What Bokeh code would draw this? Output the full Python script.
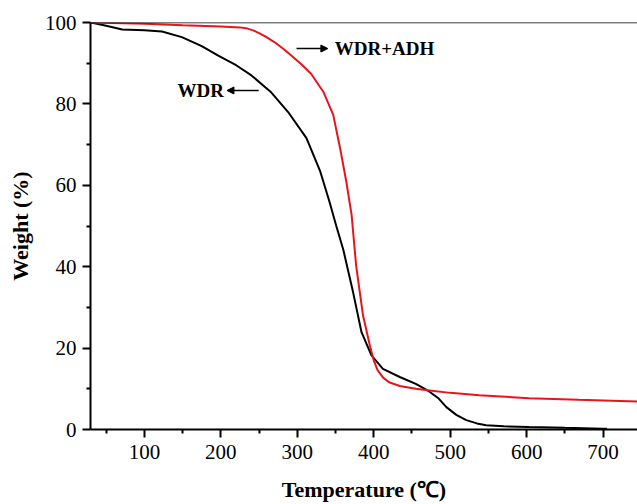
from bokeh.plotting import figure
from bokeh.models import FixedTicker, Span, Arrow, NormalHead, Label
from bokeh.embed import file_html
from bokeh.resources import INLINE

# --- data ---
wdr_temp = [30, 50, 71, 100, 123, 149, 175, 196, 220, 240, 265, 288, 312, 330, 342,
            351, 360, 373, 384, 397, 412, 434, 455, 472, 485, 495, 508, 521, 535,
            547, 570, 603, 650, 699, 705]
wdr_weight = [100, 99.2, 98.3, 98.1, 97.8, 96.4, 94.2, 91.9, 89.5, 87.0, 83.0, 78.0,
              71.6, 63.4, 56.0, 50.0, 44.3, 33.7, 23.9, 18.2, 14.9, 12.9, 11.2, 9.4,
              7.6, 5.5, 3.6, 2.3, 1.5, 1.05, 0.8, 0.6, 0.4, 0.2, 0.2]

adh_temp = [30, 100, 150, 200, 225, 235, 243, 250, 258, 270, 282, 294, 306, 318, 334, 347,
            356, 364, 371, 377, 386, 395, 400, 405, 412, 420, 434, 455, 473, 500,
            538, 603, 668, 745]
adh_weight = [100, 99.7, 99.3, 99.0, 98.8, 98.5, 98.0, 97.4, 96.6, 95.2, 93.5, 91.6, 89.6,
              87.4, 83.0, 77.3, 69.1, 61.0, 52.8, 40.2, 28.0, 20.6, 17.0, 14.6, 12.8,
              11.6, 10.7, 10.0, 9.6, 9.0, 8.4, 7.7, 7.3, 6.9]

x_major = [100, 200, 300, 400, 500, 600, 700]
x_minor = [50, 150, 250, 350, 450, 550, 650, 750]
y_major = [0, 20, 40, 60, 80, 100]
y_minor = [10, 30, 50, 70, 90]

series_labels = ["WDR", "WDR+ADH"]

SERIF = "Liberation Serif"

p = figure(width=637, height=504, output_backend="svg", toolbar_location=None,
           x_range=(29.5, 745), y_range=(0, 100),
           min_border_left=90, min_border_right=0, min_border_top=22,
           min_border_bottom=73)
p.background_fill_color = "white"
p.border_fill_color = "white"
p.outline_line_color = None
p.grid.visible = False

p.line(wdr_temp, wdr_weight, line_color="black", line_width=2)
p.line(adh_temp, adh_weight, line_color="#e8141c", line_width=2)

# frame top line
p.add_layout(Span(location=100, dimension="width", line_color="black", line_width=1.5))

for ax in (p.xaxis[0], p.yaxis[0]):
    ax.axis_line_width = 2
    ax.major_tick_line_width = 2
    ax.minor_tick_line_width = 2
    ax.major_tick_out = 8
    ax.major_tick_in = 0
    ax.minor_tick_out = 4
    ax.minor_tick_in = 0
    ax.major_label_text_font = SERIF
    ax.major_label_text_font_size = "21px"
    ax.major_label_text_color = "black"
    ax.axis_label_text_font = SERIF
    ax.axis_label_text_font_style = "bold"
    ax.axis_label_text_font_size = "22px"
    ax.axis_label_text_color = "black"

p.xaxis[0].ticker = FixedTicker(ticks=x_major, minor_ticks=x_minor)
p.yaxis[0].ticker = FixedTicker(ticks=y_major, minor_ticks=y_minor)
p.xaxis[0].axis_label = "Temperature (\u2103)"
p.yaxis[0].axis_label = "Weight (%)"
p.xaxis[0].major_label_standoff = 7
p.yaxis[0].major_label_standoff = 6
p.xaxis[0].axis_label_standoff = 15
p.yaxis[0].axis_label_standoff = 9

# annotations
head = dict(size=7, fill_color="black", line_color="black")
p.add_layout(Arrow(end=NormalHead(**head), x_start=299, y_start=93.6, x_end=340, y_end=93.6,
                   line_color="black", line_width=1.5))
p.add_layout(Label(x=349, y=93.6, text=series_labels[1], text_font=SERIF,
                   text_font_style="bold", text_font_size="19px", text_baseline="middle",
                   text_color="black"))
p.add_layout(Arrow(end=NormalHead(**head), x_start=249.5, y_start=83.3, x_end=208, y_end=83.3,
                   line_color="black", line_width=1.5))
p.add_layout(Label(x=204, y=83.3, text=series_labels[0], text_font=SERIF,
                   text_font_style="bold", text_font_size="19px", text_baseline="middle",
                   text_align="right", text_color="black"))

open("out.html", "w").write(file_html(p, INLINE))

## GOAL
From the opening line of the listing above through the line bearing "7.6, 5.5, 3.6, 2.3, 1.5, 1.05, 0.8, 0.6, 0.4, 0.2, 0.2]", repeat each line exactly. Drop every picture.

## OUTPUT OF THE EXERCISE
What Bokeh code would draw this? Output the full Python script.
from bokeh.plotting import figure
from bokeh.models import FixedTicker, Span, Arrow, NormalHead, Label
from bokeh.embed import file_html
from bokeh.resources import INLINE

# --- data ---
wdr_temp = [30, 50, 71, 100, 123, 149, 175, 196, 220, 240, 265, 288, 312, 330, 342,
            351, 360, 373, 384, 397, 412, 434, 455, 472, 485, 495, 508, 521, 535,
            547, 570, 603, 650, 699, 705]
wdr_weight = [100, 99.2, 98.3, 98.1, 97.8, 96.4, 94.2, 91.9, 89.5, 87.0, 83.0, 78.0,
              71.6, 63.4, 56.0, 50.0, 44.3, 33.7, 23.9, 18.2, 14.9, 12.9, 11.2, 9.4,
              7.6, 5.5, 3.6, 2.3, 1.5, 1.05, 0.8, 0.6, 0.4, 0.2, 0.2]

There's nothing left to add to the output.